Stored data
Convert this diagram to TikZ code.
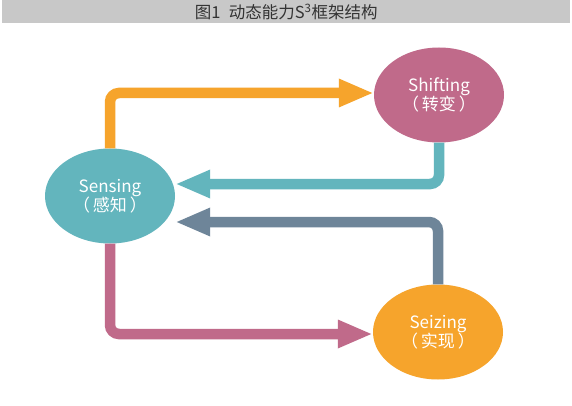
\documentclass[tikz,border=0pt]{standalone}
\usepackage{fontspec}
\setmainfont{Noto Sans CJK SC}
\usetikzlibrary{arrows.meta,shapes.geometric}
\definecolor{barGray}{HTML}{C8C8C8}
\definecolor{titleText}{HTML}{333333}
\definecolor{cTeal}{HTML}{63B5BD}
\definecolor{cPink}{HTML}{C06A8A}
\definecolor{cOrange}{HTML}{F6A42C}
\definecolor{cSlate}{HTML}{6E8599}
\tikzset{
  stage/.style={ellipse, draw=none, minimum width=130pt, minimum height=95pt, inner sep=0pt,
    text=white, align=center, font=\fontsize{17}{19.5}\selectfont},
  flow/.style={line width=10.5pt, rounded corners=9pt, -{Triangle[length=35pt,width=26pt]}}
}
\begin{document}
\begin{tikzpicture}[x=1pt,y=-1pt]
\useasboundingbox (0,0) rectangle (572,406);
\fill[white] (0,0) rectangle (572,406);
\node[fill=barGray, minimum width=568pt, minimum height=23pt, inner sep=0pt, anchor=north west,
  text=titleText, font=\fontsize{16.5}{18}\selectfont] (title) at (2,0) {图1\hspace{0.5em}动态能力S\textsuperscript{3}框架结构};
\node[stage, fill=cTeal] (sensing) at (110,196) {Sensing\\（\,感知\,）};
\node[stage, fill=cPink] (shifting) at (439,95) {Shifting\\（\,转变\,）};
\node[stage, fill=cOrange] (seizing) at (438,332) {Seizing\\（\,实现\,）};
\draw[flow, cOrange] (sensing.north) |- ([yshift=2pt]shifting.west);
\draw[flow, cTeal] (shifting.south) |- ([yshift=12pt]sensing.east);
\draw[flow, cSlate] (seizing.north) |- ([yshift=-26pt]sensing.east);
\draw[flow, cPink] (sensing.south) |- ([yshift=-2pt]seizing.west);
\end{tikzpicture}
\end{document}
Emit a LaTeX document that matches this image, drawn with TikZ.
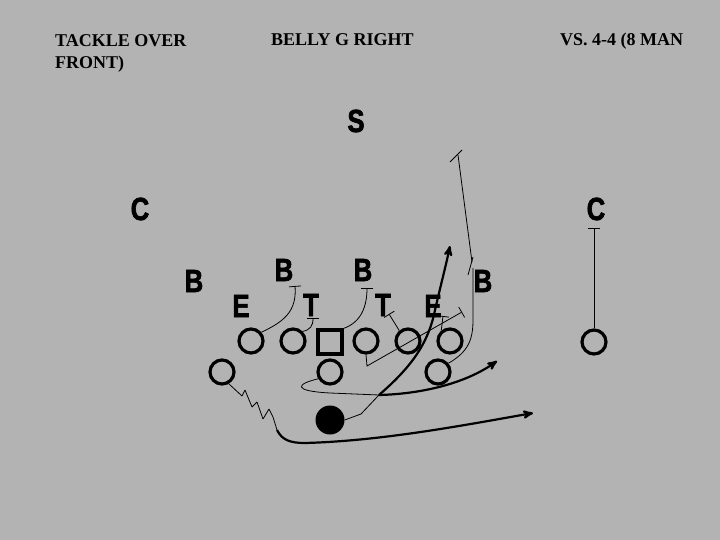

> **Required work**: Reproduce all of the material above word for word. Omit the pictures.

> **Solved problem**:
Convert this diagram to TikZ code.
\documentclass[tikz,border=0pt]{standalone}
\usepackage{fontspec}
\setmainfont{Noto Sans CJK SC}
\usetikzlibrary{arrows.meta,shapes.geometric}
\definecolor{barGray}{HTML}{C8C8C8}
\definecolor{titleText}{HTML}{333333}
\definecolor{cTeal}{HTML}{63B5BD}
\definecolor{cPink}{HTML}{C06A8A}
\definecolor{cOrange}{HTML}{F6A42C}
\definecolor{cSlate}{HTML}{6E8599}
\tikzset{
  stage/.style={ellipse, draw=none, minimum width=130pt, minimum height=95pt, inner sep=0pt,
    text=white, align=center, font=\fontsize{17}{19.5}\selectfont},
  flow/.style={line width=10.5pt, rounded corners=9pt, -{Triangle[length=35pt,width=26pt]}}
}
\begin{document}
\begin{tikzpicture}[x=1pt,y=-1pt]
\useasboundingbox (0,0) rectangle (572,406);
\fill[white] (0,0) rectangle (572,406);
\node[fill=barGray, minimum width=568pt, minimum height=23pt, inner sep=0pt, anchor=north west,
  text=titleText, font=\fontsize{16.5}{18}\selectfont] (title) at (2,0) {图1\hspace{0.5em}动态能力S\textsuperscript{3}框架结构};
\node[stage, fill=cTeal] (sensing) at (110,196) {Sensing\\（\,感知\,）};
\node[stage, fill=cPink] (shifting) at (439,95) {Shifting\\（\,转变\,）};
\node[stage, fill=cOrange] (seizing) at (438,332) {Seizing\\（\,实现\,）};
\draw[flow, cOrange] (sensing.north) |- ([yshift=2pt]shifting.west);
\draw[flow, cTeal] (shifting.south) |- ([yshift=12pt]sensing.east);
\draw[flow, cSlate] (seizing.north) |- ([yshift=-26pt]sensing.east);
\draw[flow, cPink] (sensing.south) |- ([yshift=-2pt]seizing.west);
\end{tikzpicture}
\end{document}
Emit a LaTeX document that matches this image, drawn with TikZ.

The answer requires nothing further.